The following article is available at as well.


A low-energy, precision watering device irrigates
an alfalfa field in Newberry Springs, Calif., part of a
SARE grant project teaching farmers how to use
soil moisture sensors to conserve water.
Photo by Ron Daines

On a steep farm hillside where his parents had previously grown hay, Tim Gieseke planted black walnut trees. While he expects to harvest valuable timber in two decades or more, Gieseke grows hay between the rows and will harvest walnuts and graze a flock of sheep in the grove.
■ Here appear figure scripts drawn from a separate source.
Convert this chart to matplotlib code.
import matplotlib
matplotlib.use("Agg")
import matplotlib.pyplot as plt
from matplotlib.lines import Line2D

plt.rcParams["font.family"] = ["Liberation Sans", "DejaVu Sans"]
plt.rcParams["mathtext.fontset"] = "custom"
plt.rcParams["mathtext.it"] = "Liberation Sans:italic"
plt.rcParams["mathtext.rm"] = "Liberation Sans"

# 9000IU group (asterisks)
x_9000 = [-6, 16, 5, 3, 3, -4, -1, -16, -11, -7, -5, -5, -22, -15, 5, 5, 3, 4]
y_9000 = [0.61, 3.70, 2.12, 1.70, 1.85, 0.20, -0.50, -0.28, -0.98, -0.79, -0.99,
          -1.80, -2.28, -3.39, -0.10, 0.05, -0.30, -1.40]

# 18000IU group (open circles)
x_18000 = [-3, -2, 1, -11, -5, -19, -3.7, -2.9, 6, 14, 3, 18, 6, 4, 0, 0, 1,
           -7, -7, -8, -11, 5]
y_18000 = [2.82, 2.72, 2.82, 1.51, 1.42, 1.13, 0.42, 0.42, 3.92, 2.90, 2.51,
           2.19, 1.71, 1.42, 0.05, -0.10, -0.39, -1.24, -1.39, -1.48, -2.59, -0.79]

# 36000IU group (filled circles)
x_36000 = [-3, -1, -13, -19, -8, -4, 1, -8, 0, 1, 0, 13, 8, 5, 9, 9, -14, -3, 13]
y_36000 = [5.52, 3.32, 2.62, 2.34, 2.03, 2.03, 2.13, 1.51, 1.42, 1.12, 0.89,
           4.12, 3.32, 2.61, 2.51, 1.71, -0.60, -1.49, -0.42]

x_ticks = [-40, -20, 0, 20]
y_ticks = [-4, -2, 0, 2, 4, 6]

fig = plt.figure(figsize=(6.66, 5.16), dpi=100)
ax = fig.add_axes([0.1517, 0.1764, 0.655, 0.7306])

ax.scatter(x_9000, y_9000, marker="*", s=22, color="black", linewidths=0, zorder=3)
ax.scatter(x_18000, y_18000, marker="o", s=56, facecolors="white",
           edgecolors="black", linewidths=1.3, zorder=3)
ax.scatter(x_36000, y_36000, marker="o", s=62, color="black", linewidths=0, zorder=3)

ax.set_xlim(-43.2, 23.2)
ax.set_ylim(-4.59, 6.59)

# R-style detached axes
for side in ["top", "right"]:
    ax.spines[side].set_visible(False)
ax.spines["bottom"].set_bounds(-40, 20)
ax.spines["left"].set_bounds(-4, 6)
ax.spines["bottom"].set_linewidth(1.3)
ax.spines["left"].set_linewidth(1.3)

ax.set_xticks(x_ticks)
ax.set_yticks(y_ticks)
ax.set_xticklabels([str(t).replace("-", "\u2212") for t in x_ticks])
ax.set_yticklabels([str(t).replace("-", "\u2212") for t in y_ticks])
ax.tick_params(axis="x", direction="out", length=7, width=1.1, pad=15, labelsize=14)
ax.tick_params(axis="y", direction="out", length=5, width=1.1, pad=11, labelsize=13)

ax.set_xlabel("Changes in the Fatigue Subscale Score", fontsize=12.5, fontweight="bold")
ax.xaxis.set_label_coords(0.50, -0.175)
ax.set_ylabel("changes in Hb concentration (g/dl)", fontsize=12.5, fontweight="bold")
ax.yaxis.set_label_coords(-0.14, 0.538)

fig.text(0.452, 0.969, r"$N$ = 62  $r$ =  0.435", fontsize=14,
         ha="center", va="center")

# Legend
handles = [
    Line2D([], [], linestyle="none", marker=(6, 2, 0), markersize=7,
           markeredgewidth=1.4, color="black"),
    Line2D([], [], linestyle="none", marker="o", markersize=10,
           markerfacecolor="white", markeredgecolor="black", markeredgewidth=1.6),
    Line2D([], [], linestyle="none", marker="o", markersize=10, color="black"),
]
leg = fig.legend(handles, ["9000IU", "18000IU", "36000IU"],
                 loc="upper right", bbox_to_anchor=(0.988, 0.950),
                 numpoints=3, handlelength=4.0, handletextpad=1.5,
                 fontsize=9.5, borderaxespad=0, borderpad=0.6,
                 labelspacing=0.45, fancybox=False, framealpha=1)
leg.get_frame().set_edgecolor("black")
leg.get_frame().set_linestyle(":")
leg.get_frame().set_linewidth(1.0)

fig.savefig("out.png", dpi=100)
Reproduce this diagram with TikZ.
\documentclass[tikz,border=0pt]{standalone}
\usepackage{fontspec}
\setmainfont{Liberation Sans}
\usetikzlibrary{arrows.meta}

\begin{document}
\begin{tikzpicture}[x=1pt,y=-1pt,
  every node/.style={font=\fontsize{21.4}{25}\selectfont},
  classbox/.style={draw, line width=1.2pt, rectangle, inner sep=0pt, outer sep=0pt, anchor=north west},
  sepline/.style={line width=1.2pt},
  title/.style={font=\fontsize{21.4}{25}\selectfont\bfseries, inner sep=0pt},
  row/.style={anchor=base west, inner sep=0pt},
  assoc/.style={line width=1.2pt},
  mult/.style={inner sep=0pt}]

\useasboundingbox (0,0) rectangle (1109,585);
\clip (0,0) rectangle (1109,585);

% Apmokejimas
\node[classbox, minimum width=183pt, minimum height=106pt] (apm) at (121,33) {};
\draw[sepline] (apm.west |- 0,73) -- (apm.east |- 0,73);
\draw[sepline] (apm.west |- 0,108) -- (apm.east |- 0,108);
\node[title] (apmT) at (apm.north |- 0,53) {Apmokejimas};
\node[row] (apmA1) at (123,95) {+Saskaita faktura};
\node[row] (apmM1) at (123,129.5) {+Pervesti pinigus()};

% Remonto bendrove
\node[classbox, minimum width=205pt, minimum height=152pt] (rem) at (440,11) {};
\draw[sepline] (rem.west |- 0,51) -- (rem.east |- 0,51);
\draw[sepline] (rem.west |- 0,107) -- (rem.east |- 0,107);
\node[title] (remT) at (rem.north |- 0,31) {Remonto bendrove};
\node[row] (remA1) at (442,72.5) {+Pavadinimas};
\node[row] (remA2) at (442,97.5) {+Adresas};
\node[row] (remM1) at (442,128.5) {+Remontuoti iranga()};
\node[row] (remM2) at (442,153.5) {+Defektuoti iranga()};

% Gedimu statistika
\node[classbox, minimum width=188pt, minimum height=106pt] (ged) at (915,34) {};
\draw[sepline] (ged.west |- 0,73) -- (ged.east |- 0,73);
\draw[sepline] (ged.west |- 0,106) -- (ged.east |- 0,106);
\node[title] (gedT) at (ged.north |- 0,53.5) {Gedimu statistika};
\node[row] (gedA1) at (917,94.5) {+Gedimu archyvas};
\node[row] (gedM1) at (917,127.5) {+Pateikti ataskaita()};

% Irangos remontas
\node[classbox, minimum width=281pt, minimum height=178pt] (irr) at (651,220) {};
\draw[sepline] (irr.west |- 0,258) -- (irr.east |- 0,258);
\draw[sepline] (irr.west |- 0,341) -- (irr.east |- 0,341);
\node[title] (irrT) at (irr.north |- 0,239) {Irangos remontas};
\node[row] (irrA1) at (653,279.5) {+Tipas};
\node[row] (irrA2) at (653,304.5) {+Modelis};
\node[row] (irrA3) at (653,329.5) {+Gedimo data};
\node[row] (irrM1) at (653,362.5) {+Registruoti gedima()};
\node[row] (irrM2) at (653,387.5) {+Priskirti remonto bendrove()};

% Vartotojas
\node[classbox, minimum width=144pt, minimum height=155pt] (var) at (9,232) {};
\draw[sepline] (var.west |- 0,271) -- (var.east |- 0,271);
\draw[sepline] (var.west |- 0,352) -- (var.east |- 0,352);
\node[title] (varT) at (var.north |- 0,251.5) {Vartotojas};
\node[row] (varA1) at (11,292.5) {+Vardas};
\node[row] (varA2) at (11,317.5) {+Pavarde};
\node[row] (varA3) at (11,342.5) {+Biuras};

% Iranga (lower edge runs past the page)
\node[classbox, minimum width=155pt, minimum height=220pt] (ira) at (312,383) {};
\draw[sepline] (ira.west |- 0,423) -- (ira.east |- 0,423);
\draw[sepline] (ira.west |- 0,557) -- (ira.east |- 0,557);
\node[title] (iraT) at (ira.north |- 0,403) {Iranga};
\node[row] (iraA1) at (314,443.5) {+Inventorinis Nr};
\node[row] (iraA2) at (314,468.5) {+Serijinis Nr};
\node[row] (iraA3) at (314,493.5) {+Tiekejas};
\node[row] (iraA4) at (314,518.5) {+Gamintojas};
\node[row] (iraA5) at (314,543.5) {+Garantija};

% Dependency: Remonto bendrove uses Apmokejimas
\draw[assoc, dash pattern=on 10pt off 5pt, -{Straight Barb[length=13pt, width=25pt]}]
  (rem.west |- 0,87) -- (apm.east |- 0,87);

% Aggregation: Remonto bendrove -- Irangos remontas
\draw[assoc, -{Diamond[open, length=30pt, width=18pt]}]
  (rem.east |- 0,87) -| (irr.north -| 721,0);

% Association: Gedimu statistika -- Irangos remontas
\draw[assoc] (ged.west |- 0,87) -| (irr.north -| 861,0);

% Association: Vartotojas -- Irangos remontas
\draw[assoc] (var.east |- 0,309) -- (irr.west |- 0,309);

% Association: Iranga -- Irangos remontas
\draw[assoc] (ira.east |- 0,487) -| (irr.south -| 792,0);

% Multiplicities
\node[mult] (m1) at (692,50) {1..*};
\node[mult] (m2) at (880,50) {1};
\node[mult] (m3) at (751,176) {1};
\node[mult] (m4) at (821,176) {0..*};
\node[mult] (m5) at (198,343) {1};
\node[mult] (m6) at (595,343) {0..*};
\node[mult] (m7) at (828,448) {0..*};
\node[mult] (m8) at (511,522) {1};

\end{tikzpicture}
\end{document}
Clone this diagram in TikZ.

The enterprises, which make great use of a 15-percent slope that otherwise would have to be left in grass or forage, also feature an important,water-saving innovation to capture rainfall.

Gieseke designed his agroforestry system to maximize water availability. Walnut trees need 35 inches of water a year to thrive, but Gieseke’s farm in southern Minnesota averages 30 inches of precipitation annually. To make up the difference, Gieseke, with help from a Sustainable Agriculture Research and Education (SARE) farmer grant, constructed a contour system featuring irrigation holes that trap hillside runoff and convey it to the tree roots. (See profile)

“The hillside obviously sheds water, and quickly in the spring when we have snow melt,” said Gieseke, who farms 50 acres. “We wanted to capture that runoff.”

He planted tree seedlings in rows 20 feet apart, created earthen curbs on the contour and augured 9-inch-wide, 30-inch-deep holes between every other tree. The swiss-cheese infiltration system absorbs water from even torrential downpours with minimal runoff.

“If we get a sudden rain, we probably get all of the moisture into the ground, whereas without it, 90 percent of that would run down the hill,” Gieseke said. In the first three seasons, he has not irrigated the walnut saplings.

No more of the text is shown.